Your instructions — Among the entries below, which lines run from the line with "Write a Python" through the line with "import seaborn as sns"? Retype those, both ends included, exactly and without pictures.

(Records with drawing code)
○ ○ ○ ○
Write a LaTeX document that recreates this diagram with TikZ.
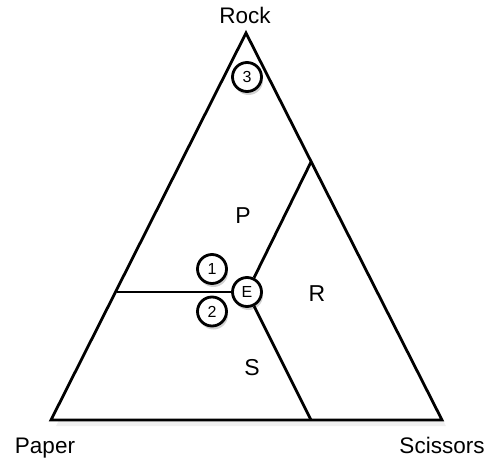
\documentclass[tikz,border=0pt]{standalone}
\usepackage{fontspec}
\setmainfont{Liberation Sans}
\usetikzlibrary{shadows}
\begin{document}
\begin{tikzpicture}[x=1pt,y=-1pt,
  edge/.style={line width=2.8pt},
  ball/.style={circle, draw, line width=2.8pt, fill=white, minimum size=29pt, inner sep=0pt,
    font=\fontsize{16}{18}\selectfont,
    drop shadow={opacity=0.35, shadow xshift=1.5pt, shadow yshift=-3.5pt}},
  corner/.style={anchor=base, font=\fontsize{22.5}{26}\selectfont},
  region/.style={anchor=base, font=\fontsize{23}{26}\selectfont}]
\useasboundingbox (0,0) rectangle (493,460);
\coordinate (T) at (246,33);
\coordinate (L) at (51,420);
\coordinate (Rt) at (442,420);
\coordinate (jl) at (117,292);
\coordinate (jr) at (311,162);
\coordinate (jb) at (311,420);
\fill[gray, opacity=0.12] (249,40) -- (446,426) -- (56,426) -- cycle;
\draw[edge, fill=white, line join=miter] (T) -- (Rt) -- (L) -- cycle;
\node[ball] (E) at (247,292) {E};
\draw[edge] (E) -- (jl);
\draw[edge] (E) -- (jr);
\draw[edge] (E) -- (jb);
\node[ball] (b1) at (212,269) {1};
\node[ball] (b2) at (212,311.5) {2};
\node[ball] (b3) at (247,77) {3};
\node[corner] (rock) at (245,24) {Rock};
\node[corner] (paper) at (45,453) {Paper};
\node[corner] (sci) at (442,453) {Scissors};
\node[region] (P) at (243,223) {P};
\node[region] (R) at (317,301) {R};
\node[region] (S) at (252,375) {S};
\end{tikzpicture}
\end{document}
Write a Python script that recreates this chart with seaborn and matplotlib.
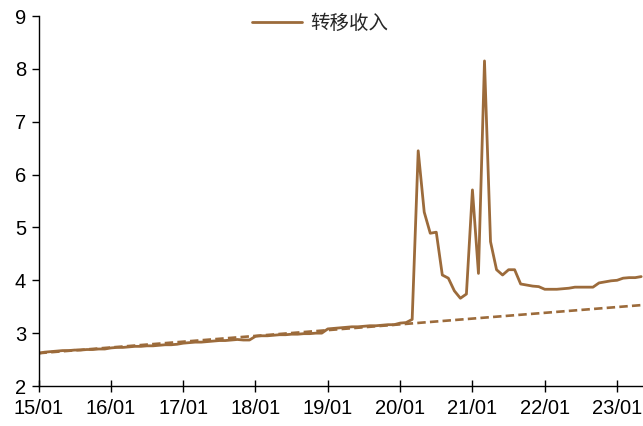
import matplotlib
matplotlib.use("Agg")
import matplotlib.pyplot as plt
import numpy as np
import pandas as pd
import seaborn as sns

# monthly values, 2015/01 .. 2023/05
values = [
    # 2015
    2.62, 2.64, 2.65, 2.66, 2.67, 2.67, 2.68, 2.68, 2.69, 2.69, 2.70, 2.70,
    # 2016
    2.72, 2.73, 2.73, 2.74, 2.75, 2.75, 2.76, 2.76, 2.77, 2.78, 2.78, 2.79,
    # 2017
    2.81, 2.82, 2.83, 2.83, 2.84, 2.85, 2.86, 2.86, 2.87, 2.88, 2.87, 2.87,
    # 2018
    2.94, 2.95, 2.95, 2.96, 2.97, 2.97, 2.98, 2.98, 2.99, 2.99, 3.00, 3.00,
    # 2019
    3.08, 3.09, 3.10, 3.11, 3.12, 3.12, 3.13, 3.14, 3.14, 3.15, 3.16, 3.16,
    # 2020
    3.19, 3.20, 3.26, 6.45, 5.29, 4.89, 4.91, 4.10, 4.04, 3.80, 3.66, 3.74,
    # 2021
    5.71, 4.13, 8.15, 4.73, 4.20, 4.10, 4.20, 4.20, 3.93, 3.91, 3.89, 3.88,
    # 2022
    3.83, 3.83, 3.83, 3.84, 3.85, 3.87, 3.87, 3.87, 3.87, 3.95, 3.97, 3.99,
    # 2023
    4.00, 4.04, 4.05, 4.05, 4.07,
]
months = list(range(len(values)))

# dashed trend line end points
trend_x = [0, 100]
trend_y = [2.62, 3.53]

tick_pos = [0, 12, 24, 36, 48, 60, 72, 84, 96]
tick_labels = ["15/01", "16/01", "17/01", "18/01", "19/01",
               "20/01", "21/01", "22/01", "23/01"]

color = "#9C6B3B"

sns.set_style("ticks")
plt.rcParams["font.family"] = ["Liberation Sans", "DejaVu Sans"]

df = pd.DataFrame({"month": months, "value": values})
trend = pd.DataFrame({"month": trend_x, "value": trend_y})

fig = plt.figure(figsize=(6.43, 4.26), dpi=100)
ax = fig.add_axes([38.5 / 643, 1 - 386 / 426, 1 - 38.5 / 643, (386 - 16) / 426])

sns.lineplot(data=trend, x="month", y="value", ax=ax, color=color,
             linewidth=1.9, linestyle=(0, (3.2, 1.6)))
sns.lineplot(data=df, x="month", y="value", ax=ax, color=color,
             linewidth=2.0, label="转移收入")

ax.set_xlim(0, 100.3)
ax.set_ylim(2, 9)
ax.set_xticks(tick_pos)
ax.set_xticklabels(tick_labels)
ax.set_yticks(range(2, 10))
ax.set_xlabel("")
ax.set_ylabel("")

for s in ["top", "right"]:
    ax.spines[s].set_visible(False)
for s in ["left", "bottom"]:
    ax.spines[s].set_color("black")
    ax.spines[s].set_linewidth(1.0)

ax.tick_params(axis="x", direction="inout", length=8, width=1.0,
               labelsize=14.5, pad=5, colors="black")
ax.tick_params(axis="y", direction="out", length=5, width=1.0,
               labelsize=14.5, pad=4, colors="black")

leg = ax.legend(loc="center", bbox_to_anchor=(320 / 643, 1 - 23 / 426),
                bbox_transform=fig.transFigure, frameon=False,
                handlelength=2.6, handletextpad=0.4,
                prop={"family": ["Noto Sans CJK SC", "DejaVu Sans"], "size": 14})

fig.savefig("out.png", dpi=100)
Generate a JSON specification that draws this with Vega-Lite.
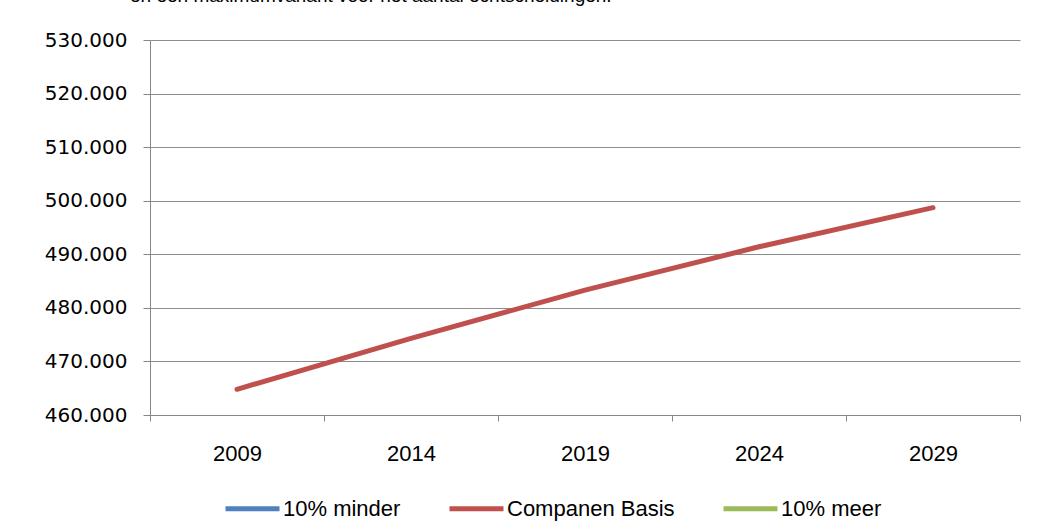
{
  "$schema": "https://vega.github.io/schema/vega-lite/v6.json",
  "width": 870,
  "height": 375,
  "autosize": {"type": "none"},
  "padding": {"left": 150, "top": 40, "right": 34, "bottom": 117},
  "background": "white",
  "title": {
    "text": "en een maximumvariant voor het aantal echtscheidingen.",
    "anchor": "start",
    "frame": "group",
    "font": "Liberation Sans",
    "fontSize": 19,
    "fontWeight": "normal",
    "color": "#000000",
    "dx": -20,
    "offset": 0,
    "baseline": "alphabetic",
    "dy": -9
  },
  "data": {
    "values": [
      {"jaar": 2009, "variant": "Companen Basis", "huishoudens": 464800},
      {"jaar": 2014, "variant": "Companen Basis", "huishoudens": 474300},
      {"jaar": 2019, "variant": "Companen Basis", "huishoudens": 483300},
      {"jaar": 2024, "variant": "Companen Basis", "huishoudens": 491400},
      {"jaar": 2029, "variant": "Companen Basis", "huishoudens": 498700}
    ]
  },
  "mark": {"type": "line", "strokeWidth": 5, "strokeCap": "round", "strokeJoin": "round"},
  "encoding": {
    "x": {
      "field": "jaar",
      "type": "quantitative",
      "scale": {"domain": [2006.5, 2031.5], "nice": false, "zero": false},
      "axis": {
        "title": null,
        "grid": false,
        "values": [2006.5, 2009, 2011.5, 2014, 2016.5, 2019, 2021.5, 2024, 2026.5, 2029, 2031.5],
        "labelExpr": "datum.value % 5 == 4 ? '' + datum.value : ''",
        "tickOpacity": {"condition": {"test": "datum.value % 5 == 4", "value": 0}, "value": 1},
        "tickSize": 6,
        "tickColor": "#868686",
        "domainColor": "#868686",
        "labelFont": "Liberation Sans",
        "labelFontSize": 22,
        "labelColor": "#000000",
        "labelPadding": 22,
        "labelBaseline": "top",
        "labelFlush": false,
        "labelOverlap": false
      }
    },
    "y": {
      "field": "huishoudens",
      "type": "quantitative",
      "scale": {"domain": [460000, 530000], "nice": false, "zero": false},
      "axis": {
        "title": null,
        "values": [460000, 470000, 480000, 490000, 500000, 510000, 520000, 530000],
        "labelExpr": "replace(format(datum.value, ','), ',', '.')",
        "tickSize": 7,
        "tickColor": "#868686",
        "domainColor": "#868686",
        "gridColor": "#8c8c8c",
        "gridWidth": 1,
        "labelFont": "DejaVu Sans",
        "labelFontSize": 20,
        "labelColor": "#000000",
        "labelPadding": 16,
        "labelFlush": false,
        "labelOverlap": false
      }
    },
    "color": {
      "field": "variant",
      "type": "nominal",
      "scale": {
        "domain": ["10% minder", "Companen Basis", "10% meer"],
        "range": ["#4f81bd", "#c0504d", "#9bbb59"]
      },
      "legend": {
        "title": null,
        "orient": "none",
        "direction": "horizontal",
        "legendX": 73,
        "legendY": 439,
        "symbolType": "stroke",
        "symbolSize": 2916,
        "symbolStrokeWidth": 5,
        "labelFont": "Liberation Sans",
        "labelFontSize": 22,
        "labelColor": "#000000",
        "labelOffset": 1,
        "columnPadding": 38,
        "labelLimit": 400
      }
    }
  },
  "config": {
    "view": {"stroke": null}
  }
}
○ ○ ○ ○
Solution to the problem —
Write a Python script that recreates this chart with seaborn and matplotlib.
import matplotlib
matplotlib.use("Agg")
import matplotlib.pyplot as plt
import numpy as np
import pandas as pd
import seaborn as sns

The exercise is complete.